*Given request*
Starting from the top of the material, restate each line exactly until the line that contains "var yLabel = 'l(t) [mm]';", which is also copied. Pictures are excluded.

☆ ☆ ☆

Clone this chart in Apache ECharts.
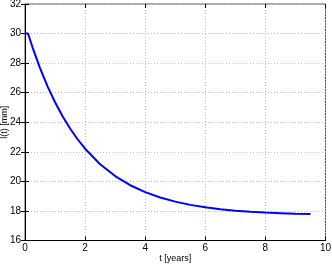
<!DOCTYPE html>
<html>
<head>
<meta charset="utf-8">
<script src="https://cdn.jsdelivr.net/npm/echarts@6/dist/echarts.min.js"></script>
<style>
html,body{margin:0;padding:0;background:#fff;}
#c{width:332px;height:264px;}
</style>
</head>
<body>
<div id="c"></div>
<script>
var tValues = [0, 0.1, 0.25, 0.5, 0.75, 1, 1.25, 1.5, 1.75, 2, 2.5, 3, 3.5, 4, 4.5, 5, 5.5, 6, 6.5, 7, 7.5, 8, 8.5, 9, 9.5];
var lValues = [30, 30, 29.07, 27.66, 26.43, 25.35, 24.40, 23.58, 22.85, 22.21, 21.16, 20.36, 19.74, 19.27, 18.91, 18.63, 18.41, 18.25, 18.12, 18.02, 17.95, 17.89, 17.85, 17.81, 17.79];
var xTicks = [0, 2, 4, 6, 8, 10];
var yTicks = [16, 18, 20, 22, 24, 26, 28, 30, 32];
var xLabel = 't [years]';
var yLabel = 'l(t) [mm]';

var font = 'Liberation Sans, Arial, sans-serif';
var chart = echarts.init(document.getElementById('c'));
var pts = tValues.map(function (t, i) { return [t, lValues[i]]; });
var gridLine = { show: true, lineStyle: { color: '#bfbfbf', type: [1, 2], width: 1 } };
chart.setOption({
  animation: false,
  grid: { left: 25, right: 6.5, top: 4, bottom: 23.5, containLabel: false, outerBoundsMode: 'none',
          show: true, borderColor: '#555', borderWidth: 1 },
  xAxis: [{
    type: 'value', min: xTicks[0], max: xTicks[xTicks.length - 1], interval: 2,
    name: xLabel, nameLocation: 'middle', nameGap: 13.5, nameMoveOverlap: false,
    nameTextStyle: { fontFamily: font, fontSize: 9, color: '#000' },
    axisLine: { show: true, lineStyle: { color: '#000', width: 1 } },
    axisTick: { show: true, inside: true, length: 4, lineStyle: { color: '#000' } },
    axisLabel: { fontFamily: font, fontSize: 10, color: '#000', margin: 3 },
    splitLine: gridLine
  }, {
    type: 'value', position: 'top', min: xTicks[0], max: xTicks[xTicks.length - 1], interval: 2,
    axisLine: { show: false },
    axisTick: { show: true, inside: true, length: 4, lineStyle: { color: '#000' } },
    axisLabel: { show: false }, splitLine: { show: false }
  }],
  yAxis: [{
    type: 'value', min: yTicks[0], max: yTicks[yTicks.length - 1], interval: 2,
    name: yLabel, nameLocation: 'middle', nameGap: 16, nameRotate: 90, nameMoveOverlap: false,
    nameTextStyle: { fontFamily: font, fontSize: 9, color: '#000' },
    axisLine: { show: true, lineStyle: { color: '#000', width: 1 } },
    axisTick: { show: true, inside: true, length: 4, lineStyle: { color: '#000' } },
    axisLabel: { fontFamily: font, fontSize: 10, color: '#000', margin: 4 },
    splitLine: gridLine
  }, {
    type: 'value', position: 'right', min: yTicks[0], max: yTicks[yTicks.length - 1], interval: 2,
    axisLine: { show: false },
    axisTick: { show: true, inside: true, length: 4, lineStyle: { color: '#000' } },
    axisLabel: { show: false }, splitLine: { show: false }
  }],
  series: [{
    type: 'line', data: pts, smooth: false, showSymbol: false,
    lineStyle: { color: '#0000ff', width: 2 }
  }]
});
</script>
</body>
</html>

☆ ☆ ☆

*Expected output*
Clone this chart in Apache ECharts.
<!DOCTYPE html>
<html>
<head>
<meta charset="utf-8">
<script src="https://cdn.jsdelivr.net/npm/echarts@6/dist/echarts.min.js"></script>
<style>
html,body{margin:0;padding:0;background:#fff;}
#c{width:332px;height:264px;}
</style>
</head>
<body>
<div id="c"></div>
<script>
var tValues = [0, 0.1, 0.25, 0.5, 0.75, 1, 1.25, 1.5, 1.75, 2, 2.5, 3, 3.5, 4, 4.5, 5, 5.5, 6, 6.5, 7, 7.5, 8, 8.5, 9, 9.5];
var lValues = [30, 30, 29.07, 27.66, 26.43, 25.35, 24.40, 23.58, 22.85, 22.21, 21.16, 20.36, 19.74, 19.27, 18.91, 18.63, 18.41, 18.25, 18.12, 18.02, 17.95, 17.89, 17.85, 17.81, 17.79];
var xTicks = [0, 2, 4, 6, 8, 10];
var yTicks = [16, 18, 20, 22, 24, 26, 28, 30, 32];
var xLabel = 't [years]';
var yLabel = 'l(t) [mm]';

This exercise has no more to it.